My favourite author of all time is Isobelle Carmody. If you know me, you've probably heard me mention her once or twice.
Recently I had the absolute delight of attending a full-day course presented by Isobelle. It was fabulous. So fabulous, in fact, that I completely forgot to take any photos, which often happens when I go into fan mode.
But, truely, it was one of the most inspirational and insightful writing courses I have ever been on, and I learnt things I have never come across in the hundreds of writing books, blogs and articles I've devoured over the years.
Because Isobelle asked the class to do something no other writing instructor has ever asked of me before.
And that was to really think about, discover and nail down my big questions.
What is it about the world you are trying to make sense of? What questions drive you to find answers? What are the things that make you wonder with deep intensity?
What are your big questions?
Do you question: why do people behave the way they do? Is there an afterlife? Can the environment be saved? Why are people cruel to animals? Will robots takeover? What is control? What is friendship? What is love?
If you think about it, and I mean really think about it, it won't take long to figure out what YOUR questions are, because it's likely you'll realise they appear throughout your works and works-in-progress, lying beneath the surface of story but never actually mentioned or discussed.

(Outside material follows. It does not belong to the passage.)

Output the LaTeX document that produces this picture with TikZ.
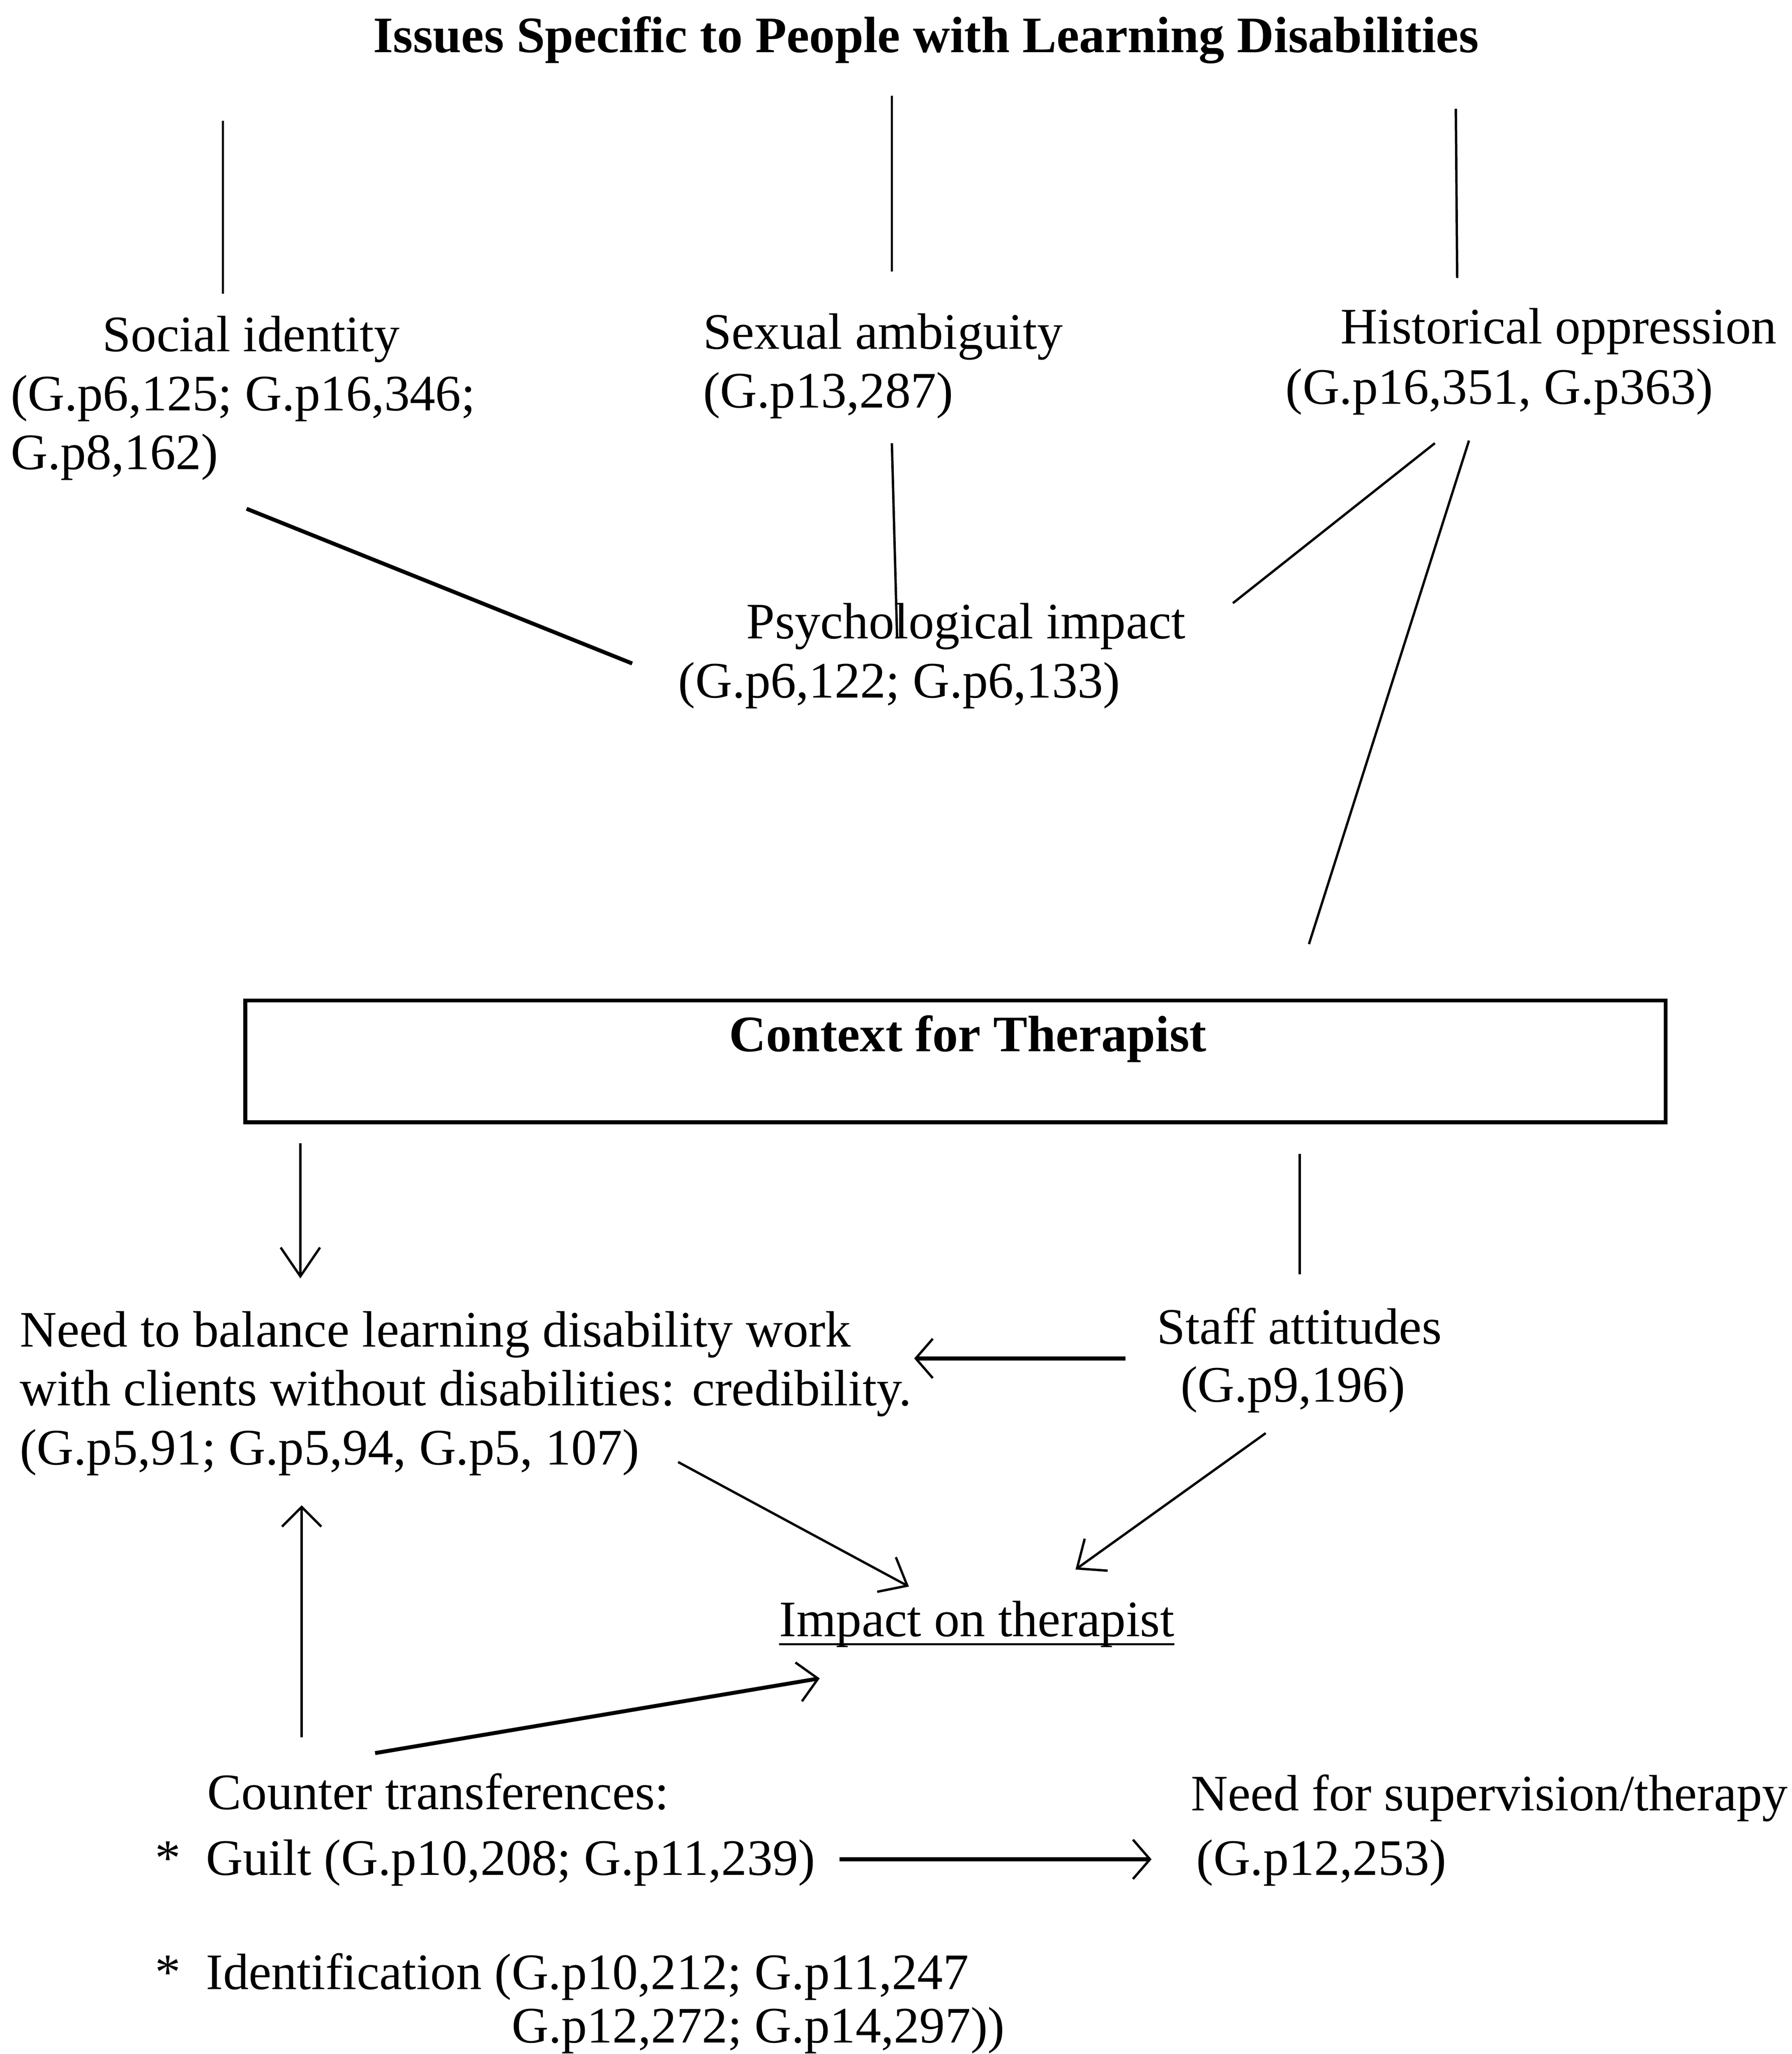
\documentclass[tikz,border=0pt]{standalone}
\usepackage{fontspec}
\setmainfont{Liberation Serif}
\usetikzlibrary{arrows.meta}
\begin{document}
\begin{tikzpicture}[x=1pt,y=-1pt,
  txt/.style={anchor=base west, inner sep=0pt, font=\fontsize{39}{45}\selectfont},
  btxt/.style={anchor=base, inner sep=0pt, font=\fontsize{39}{45}\selectfont\bfseries},
  ln/.style={line width=1.8pt},
  lnt/.style={line width=3pt},
  head/.style={-{Straight Barb[length=#1,width=30pt,line width=1.8pt]}},
  head/.default=15pt,
]
\useasboundingbox (0,0) rectangle (1366,1566.5);
% title
\node[btxt] (title) at (706,40) {Issues Specific to People with Learning Disabilities};
% top level issues
\node[txt] (soc1) at (78,268) {Social identity};
\node[txt] (soc2) at (8,313) {(G.p6,125; G.p16,346;};
\node[txt] (soc3) at (8,358) {G.p8,162)};
\node[txt] (sex1) at (536,266) {Sexual ambiguity};
\node[txt] (sex2) at (536,311) {(G.p13,287)};
\node[txt] (his1) at (1022,262) {Historical oppression};
\node[txt] (his2) at (980,308) {(G.p16,351, G.p363)};
\node[txt] (psy1) at (569,487) {Psychological impact};
\node[txt] (psy2) at (517,532) {(G.p6,122; G.p6,133)};
% top vertical lines
\coordinate (ts1) at (170,92);  \coordinate (bs1) at (170,224);
\coordinate (ts2) at (680,73);  \coordinate (bs2) at (680,207);
\coordinate (ts3) at (1110,83); \coordinate (bs3) at (1111,212);
\draw[ln] (ts1) -- (bs1);
\draw[ln] (ts2) -- (bs2);
\draw[ln] (ts3) -- (bs3);
% links to psychological impact
\coordinate (a1) at (188,388); \coordinate (a2) at (482,506);
\draw[lnt] (a1) -- (a2);
\coordinate (b1) at (680,338); \coordinate (b2) at (684,487);
\draw[ln] (b1) -- (b2);
\coordinate (c1) at (1094,338); \coordinate (c2) at (940,460);
\draw[ln] (c1) -- (c2);
\coordinate (d1) at (1120,336); \coordinate (d2) at (998,720);
\draw[ln] (d1) -- (d2);
% context box
\node[draw, line width=3pt, minimum width=1083pt, minimum height=93pt, inner sep=0pt] (ctx) at (728.5,809.5) {};
\node[btxt] (ctxt) at (738,802) {Context for Therapist};
% middle section
\coordinate (e1) at (229,872); \coordinate (e2) at (229,975);
\draw[ln, head=22pt] (e1) -- (e2);
\coordinate (f1) at (991,880); \coordinate (f2) at (991,972);
\draw[ln] (f1) -- (f2);
\node[txt] (bal1) at (15,1027) {Need to balance learning disability work};
\node[txt] (bal2) at (15,1072) {with clients without disabilities: credibility.};
\node[txt] (bal3) at (15,1117) {(G.p5,91; G.p5,94, G.p5, 107)};
\node[txt] (stf1) at (882,1025) {Staff attitudes};
\node[txt] (stf2) at (900,1069) {(G.p9,196)};
\coordinate (g1) at (858,1036); \coordinate (g2) at (697,1036);
\draw[lnt, head=13pt] (g1) -- (g2);
\node[txt] (imp) at (594,1248) {Impact on therapist};
\draw[ln] ([yshift=-6pt]imp.base west) -- ([yshift=-6pt]imp.base east);
\coordinate (h1) at (517,1115); \coordinate (h2) at (693,1210);
\draw[ln, head=18pt] (h1) -- (h2);
\coordinate (i1) at (965,1093); \coordinate (i2) at (820,1197);
\draw[ln, head=18pt] (i1) -- (i2);
\coordinate (j1) at (230,1325); \coordinate (j2) at (230,1148);
\draw[ln, head=15pt] (j1) -- (j2);
\coordinate (k1) at (286,1337); \coordinate (k2) at (625,1280);
\draw[lnt, head=15pt] (k1) -- (k2);
% bottom section
\node[txt] (ct) at (158,1380) {Counter transferences:};
\node[txt] (gui) at (118,1430) {*\ \ Guilt (G.p10,208; G.p11,239)};
\node[txt] (sup1) at (908,1381) {Need for supervision/therapy};
\node[txt] (sup2) at (912,1430) {(G.p12,253)};
\coordinate (l1) at (640,1418); \coordinate (l2) at (878,1418);
\draw[lnt, head=13pt] (l1) -- (l2);
\node[txt] (idf1) at (118,1517) {*\ \ Identification (G.p10,212; G.p11,247};
\node[txt] (idf2) at (390,1558) {G.p12,272; G.p14,297))};
\end{tikzpicture}
\end{document}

And this is good. It means you're writing inwardly. That your heart and soul is in your work.
Isobelle recommends we don't just write what we know, but rather we write our question and examine it through story. Not necessarily in an obvious way, with the plot tied specifically to your questions, but in a subtle way that explores the themes and ideas you are passionate about from different angles and through different characters.
When we do this, we take our readers on a journey filled with emotion, rawness and truth, because, well, our hearts are truely in it. When we write this way, we care deeply about the themes at the core of our stories. And when we care, readers care. They feel connected to us, our stories and our characters.
Why not have a go. Think about the questions that drive you and how you can explore them through your work.
And if you ever get the chance to attend an Isobelle Carmody workshop or class, I highly highly recommend that you do. Her classes are a most brilliant journey.
Note: I attended 'The Journey with Isobelle Carmody' at the ACT Writers Centre.